#### Material provided
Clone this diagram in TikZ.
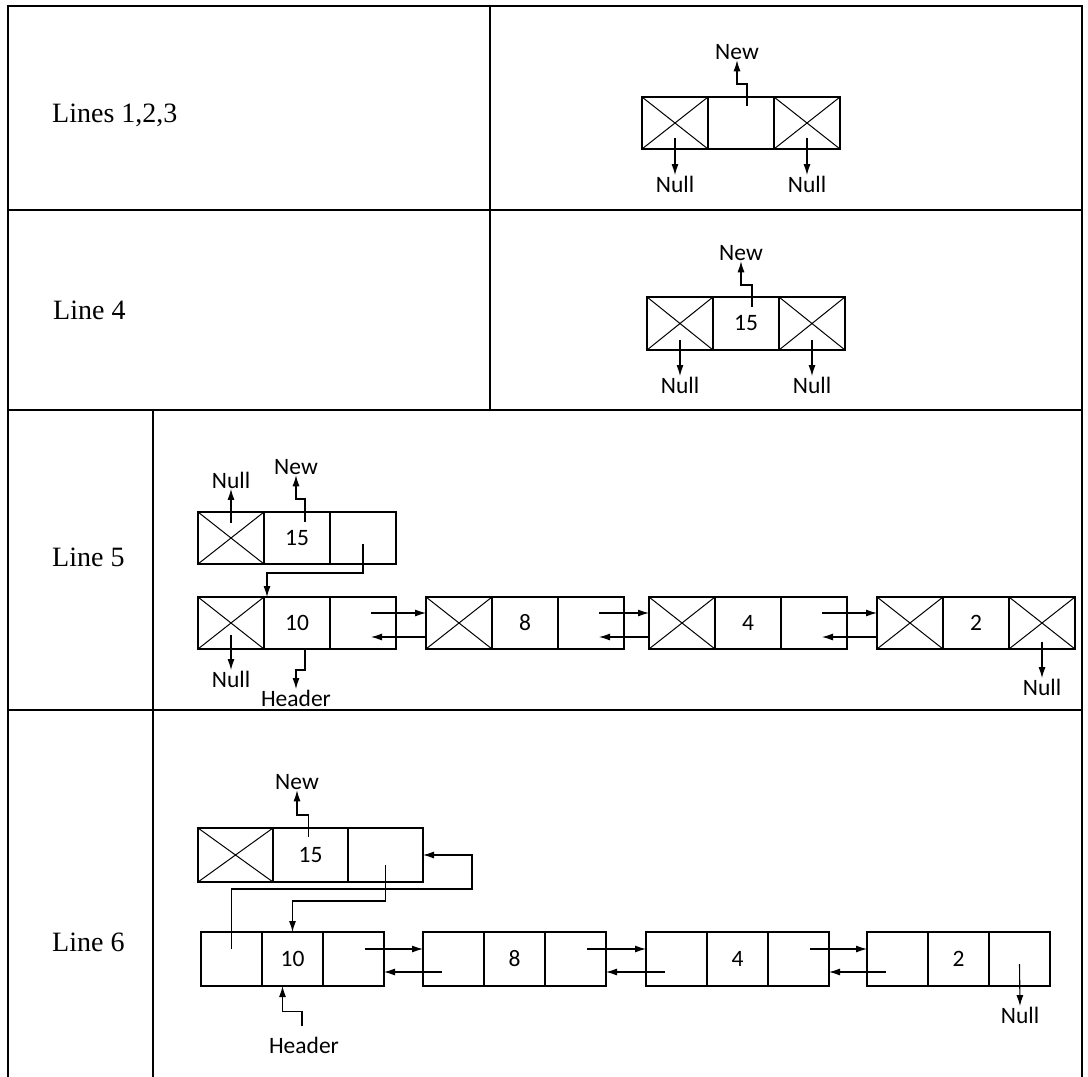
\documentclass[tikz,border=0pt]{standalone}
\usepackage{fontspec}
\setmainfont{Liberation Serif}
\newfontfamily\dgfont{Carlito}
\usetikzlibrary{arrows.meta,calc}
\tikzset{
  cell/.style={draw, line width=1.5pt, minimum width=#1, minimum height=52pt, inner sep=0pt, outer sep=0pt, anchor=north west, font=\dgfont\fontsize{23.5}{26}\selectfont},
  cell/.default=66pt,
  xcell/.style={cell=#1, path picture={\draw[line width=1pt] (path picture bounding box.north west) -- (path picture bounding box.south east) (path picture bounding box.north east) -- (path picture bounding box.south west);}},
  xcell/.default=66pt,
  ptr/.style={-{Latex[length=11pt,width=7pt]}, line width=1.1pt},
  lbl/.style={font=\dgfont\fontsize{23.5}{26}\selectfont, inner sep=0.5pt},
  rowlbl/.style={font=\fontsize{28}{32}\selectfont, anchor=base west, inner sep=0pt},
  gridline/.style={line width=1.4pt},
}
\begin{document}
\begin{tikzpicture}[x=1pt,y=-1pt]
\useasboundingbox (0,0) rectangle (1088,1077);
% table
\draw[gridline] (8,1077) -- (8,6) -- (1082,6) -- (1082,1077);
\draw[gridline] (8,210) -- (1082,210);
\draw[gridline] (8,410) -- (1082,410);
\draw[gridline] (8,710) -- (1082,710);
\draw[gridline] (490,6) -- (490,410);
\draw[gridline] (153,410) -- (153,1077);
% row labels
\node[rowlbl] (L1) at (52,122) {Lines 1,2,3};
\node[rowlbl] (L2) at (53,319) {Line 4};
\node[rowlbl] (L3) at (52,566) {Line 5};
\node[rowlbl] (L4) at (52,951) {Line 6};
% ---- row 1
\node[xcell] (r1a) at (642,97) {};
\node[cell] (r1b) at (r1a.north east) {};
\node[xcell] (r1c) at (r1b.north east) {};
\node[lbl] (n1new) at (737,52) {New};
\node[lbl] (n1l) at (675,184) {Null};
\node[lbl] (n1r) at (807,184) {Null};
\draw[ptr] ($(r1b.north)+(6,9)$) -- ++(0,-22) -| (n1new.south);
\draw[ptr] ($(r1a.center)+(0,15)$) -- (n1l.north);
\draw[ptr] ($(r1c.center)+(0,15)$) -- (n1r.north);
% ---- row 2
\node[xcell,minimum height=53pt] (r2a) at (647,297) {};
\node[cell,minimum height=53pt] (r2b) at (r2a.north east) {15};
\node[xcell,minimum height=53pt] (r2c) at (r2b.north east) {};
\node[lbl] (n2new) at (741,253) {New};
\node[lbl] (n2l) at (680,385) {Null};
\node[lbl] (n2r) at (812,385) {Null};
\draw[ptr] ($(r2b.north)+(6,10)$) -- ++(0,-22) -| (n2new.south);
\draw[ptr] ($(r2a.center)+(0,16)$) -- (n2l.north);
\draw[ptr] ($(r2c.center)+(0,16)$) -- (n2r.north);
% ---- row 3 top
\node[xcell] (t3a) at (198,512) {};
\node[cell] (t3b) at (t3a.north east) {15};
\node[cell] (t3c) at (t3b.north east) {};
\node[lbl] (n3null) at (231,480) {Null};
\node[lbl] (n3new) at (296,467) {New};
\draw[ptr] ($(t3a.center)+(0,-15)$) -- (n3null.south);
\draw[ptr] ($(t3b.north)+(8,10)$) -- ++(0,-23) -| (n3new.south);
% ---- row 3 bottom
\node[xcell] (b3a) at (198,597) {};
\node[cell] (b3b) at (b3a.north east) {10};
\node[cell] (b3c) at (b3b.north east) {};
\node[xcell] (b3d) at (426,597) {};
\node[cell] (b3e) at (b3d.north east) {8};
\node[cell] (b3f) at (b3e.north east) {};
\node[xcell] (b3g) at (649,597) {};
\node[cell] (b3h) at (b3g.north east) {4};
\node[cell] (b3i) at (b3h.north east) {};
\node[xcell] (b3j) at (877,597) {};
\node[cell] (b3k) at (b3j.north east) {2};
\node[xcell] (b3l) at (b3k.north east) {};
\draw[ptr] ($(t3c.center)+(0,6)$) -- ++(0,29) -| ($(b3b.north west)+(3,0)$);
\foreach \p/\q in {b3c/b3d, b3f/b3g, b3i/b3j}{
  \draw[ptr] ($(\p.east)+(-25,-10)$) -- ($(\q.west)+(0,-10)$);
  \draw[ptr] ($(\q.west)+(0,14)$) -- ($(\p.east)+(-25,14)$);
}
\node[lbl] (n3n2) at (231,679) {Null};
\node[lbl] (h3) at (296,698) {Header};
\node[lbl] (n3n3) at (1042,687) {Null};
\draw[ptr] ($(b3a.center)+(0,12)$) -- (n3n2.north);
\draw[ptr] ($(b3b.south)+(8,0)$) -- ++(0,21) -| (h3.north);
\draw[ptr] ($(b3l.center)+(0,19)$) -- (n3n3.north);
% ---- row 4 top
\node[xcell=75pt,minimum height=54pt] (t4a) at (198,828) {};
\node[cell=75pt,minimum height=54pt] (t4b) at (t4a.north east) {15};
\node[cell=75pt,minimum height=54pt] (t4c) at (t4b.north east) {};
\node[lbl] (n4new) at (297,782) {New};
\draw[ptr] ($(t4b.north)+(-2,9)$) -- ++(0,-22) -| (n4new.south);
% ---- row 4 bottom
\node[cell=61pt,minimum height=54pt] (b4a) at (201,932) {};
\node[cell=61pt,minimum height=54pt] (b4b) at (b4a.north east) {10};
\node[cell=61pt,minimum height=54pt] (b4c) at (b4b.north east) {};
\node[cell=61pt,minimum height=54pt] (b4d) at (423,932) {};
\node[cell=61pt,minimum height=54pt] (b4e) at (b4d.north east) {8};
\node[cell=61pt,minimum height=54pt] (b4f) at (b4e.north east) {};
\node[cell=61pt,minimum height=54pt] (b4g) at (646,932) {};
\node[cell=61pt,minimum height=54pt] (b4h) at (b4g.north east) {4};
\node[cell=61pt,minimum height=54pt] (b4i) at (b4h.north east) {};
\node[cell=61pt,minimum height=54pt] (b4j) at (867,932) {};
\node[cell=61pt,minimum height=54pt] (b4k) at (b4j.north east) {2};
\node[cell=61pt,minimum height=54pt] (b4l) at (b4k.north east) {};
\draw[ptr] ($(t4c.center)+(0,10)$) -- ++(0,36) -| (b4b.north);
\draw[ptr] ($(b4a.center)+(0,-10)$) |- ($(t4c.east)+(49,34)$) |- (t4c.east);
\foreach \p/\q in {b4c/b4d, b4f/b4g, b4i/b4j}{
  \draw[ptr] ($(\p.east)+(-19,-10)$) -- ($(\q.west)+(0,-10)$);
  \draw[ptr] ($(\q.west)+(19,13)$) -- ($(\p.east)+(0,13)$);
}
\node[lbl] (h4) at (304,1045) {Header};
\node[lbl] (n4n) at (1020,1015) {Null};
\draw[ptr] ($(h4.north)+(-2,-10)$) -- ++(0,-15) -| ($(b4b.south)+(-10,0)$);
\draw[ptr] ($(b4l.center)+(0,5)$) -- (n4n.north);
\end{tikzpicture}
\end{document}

#### Written exercise
Copy out all of the data word for word. Do not carry over any picture.

#### Answer to the problem
Clone this diagram in TikZ.
\documentclass[tikz,border=0pt]{standalone}
\usepackage{fontspec}
\setmainfont{Liberation Serif}
\newfontfamily\dgfont{Carlito}
\usetikzlibrary{arrows.meta,calc}
\tikzset{
  cell/.style={draw, line width=1.5pt, minimum width=#1, minimum height=52pt, inner sep=0pt, outer sep=0pt, anchor=north west, font=\dgfont\fontsize{23.5}{26}\selectfont},
  cell/.default=66pt,
  xcell/.style={cell=#1, path picture={\draw[line width=1pt] (path picture bounding box.north west) -- (path picture bounding box.south east) (path picture bounding box.north east) -- (path picture bounding box.south west);}},
  xcell/.default=66pt,
  ptr/.style={-{Latex[length=11pt,width=7pt]}, line width=1.1pt},
  lbl/.style={font=\dgfont\fontsize{23.5}{26}\selectfont, inner sep=0.5pt},
  rowlbl/.style={font=\fontsize{28}{32}\selectfont, anchor=base west, inner sep=0pt},
  gridline/.style={line width=1.4pt},
}
\begin{document}
\begin{tikzpicture}[x=1pt,y=-1pt]
\useasboundingbox (0,0) rectangle (1088,1077);
% table
\draw[gridline] (8,1077) -- (8,6) -- (1082,6) -- (1082,1077);
\draw[gridline] (8,210) -- (1082,210);
\draw[gridline] (8,410) -- (1082,410);
\draw[gridline] (8,710) -- (1082,710);
\draw[gridline] (490,6) -- (490,410);
\draw[gridline] (153,410) -- (153,1077);
% row labels
\node[rowlbl] (L1) at (52,122) {Lines 1,2,3};
\node[rowlbl] (L2) at (53,319) {Line 4};
\node[rowlbl] (L3) at (52,566) {Line 5};
\node[rowlbl] (L4) at (52,951) {Line 6};
% ---- row 1
\node[xcell] (r1a) at (642,97) {};
\node[cell] (r1b) at (r1a.north east) {};
\node[xcell] (r1c) at (r1b.north east) {};
\node[lbl] (n1new) at (737,52) {New};
\node[lbl] (n1l) at (675,184) {Null};
\node[lbl] (n1r) at (807,184) {Null};
\draw[ptr] ($(r1b.north)+(6,9)$) -- ++(0,-22) -| (n1new.south);
\draw[ptr] ($(r1a.center)+(0,15)$) -- (n1l.north);
\draw[ptr] ($(r1c.center)+(0,15)$) -- (n1r.north);
% ---- row 2
\node[xcell,minimum height=53pt] (r2a) at (647,297) {};
\node[cell,minimum height=53pt] (r2b) at (r2a.north east) {15};
\node[xcell,minimum height=53pt] (r2c) at (r2b.north east) {};
\node[lbl] (n2new) at (741,253) {New};
\node[lbl] (n2l) at (680,385) {Null};
\node[lbl] (n2r) at (812,385) {Null};
\draw[ptr] ($(r2b.north)+(6,10)$) -- ++(0,-22) -| (n2new.south);
\draw[ptr] ($(r2a.center)+(0,16)$) -- (n2l.north);
\draw[ptr] ($(r2c.center)+(0,16)$) -- (n2r.north);
% ---- row 3 top
\node[xcell] (t3a) at (198,512) {};
\node[cell] (t3b) at (t3a.north east) {15};
\node[cell] (t3c) at (t3b.north east) {};
\node[lbl] (n3null) at (231,480) {Null};
\node[lbl] (n3new) at (296,467) {New};
\draw[ptr] ($(t3a.center)+(0,-15)$) -- (n3null.south);
\draw[ptr] ($(t3b.north)+(8,10)$) -- ++(0,-23) -| (n3new.south);
% ---- row 3 bottom
\node[xcell] (b3a) at (198,597) {};
\node[cell] (b3b) at (b3a.north east) {10};
\node[cell] (b3c) at (b3b.north east) {};
\node[xcell] (b3d) at (426,597) {};
\node[cell] (b3e) at (b3d.north east) {8};
\node[cell] (b3f) at (b3e.north east) {};
\node[xcell] (b3g) at (649,597) {};
\node[cell] (b3h) at (b3g.north east) {4};
\node[cell] (b3i) at (b3h.north east) {};
\node[xcell] (b3j) at (877,597) {};
\node[cell] (b3k) at (b3j.north east) {2};
\node[xcell] (b3l) at (b3k.north east) {};
\draw[ptr] ($(t3c.center)+(0,6)$) -- ++(0,29) -| ($(b3b.north west)+(3,0)$);
\foreach \p/\q in {b3c/b3d, b3f/b3g, b3i/b3j}{
  \draw[ptr] ($(\p.east)+(-25,-10)$) -- ($(\q.west)+(0,-10)$);
  \draw[ptr] ($(\q.west)+(0,14)$) -- ($(\p.east)+(-25,14)$);
}
\node[lbl] (n3n2) at (231,679) {Null};
\node[lbl] (h3) at (296,698) {Header};
\node[lbl] (n3n3) at (1042,687) {Null};
\draw[ptr] ($(b3a.center)+(0,12)$) -- (n3n2.north);
\draw[ptr] ($(b3b.south)+(8,0)$) -- ++(0,21) -| (h3.north);
\draw[ptr] ($(b3l.center)+(0,19)$) -- (n3n3.north);
% ---- row 4 top
\node[xcell=75pt,minimum height=54pt] (t4a) at (198,828) {};
\node[cell=75pt,minimum height=54pt] (t4b) at (t4a.north east) {15};
\node[cell=75pt,minimum height=54pt] (t4c) at (t4b.north east) {};
\node[lbl] (n4new) at (297,782) {New};
\draw[ptr] ($(t4b.north)+(-2,9)$) -- ++(0,-22) -| (n4new.south);
% ---- row 4 bottom
\node[cell=61pt,minimum height=54pt] (b4a) at (201,932) {};
\node[cell=61pt,minimum height=54pt] (b4b) at (b4a.north east) {10};
\node[cell=61pt,minimum height=54pt] (b4c) at (b4b.north east) {};
\node[cell=61pt,minimum height=54pt] (b4d) at (423,932) {};
\node[cell=61pt,minimum height=54pt] (b4e) at (b4d.north east) {8};
\node[cell=61pt,minimum height=54pt] (b4f) at (b4e.north east) {};
\node[cell=61pt,minimum height=54pt] (b4g) at (646,932) {};
\node[cell=61pt,minimum height=54pt] (b4h) at (b4g.north east) {4};
\node[cell=61pt,minimum height=54pt] (b4i) at (b4h.north east) {};
\node[cell=61pt,minimum height=54pt] (b4j) at (867,932) {};
\node[cell=61pt,minimum height=54pt] (b4k) at (b4j.north east) {2};
\node[cell=61pt,minimum height=54pt] (b4l) at (b4k.north east) {};
\draw[ptr] ($(t4c.center)+(0,10)$) -- ++(0,36) -| (b4b.north);
\draw[ptr] ($(b4a.center)+(0,-10)$) |- ($(t4c.east)+(49,34)$) |- (t4c.east);
\foreach \p/\q in {b4c/b4d, b4f/b4g, b4i/b4j}{
  \draw[ptr] ($(\p.east)+(-19,-10)$) -- ($(\q.west)+(0,-10)$);
  \draw[ptr] ($(\q.west)+(19,13)$) -- ($(\p.east)+(0,13)$);
}
\node[lbl] (h4) at (304,1045) {Header};
\node[lbl] (n4n) at (1020,1015) {Null};
\draw[ptr] ($(h4.north)+(-2,-10)$) -- ++(0,-15) -| ($(b4b.south)+(-10,0)$);
\draw[ptr] ($(b4l.center)+(0,5)$) -- (n4n.north);
\end{tikzpicture}
\end{document}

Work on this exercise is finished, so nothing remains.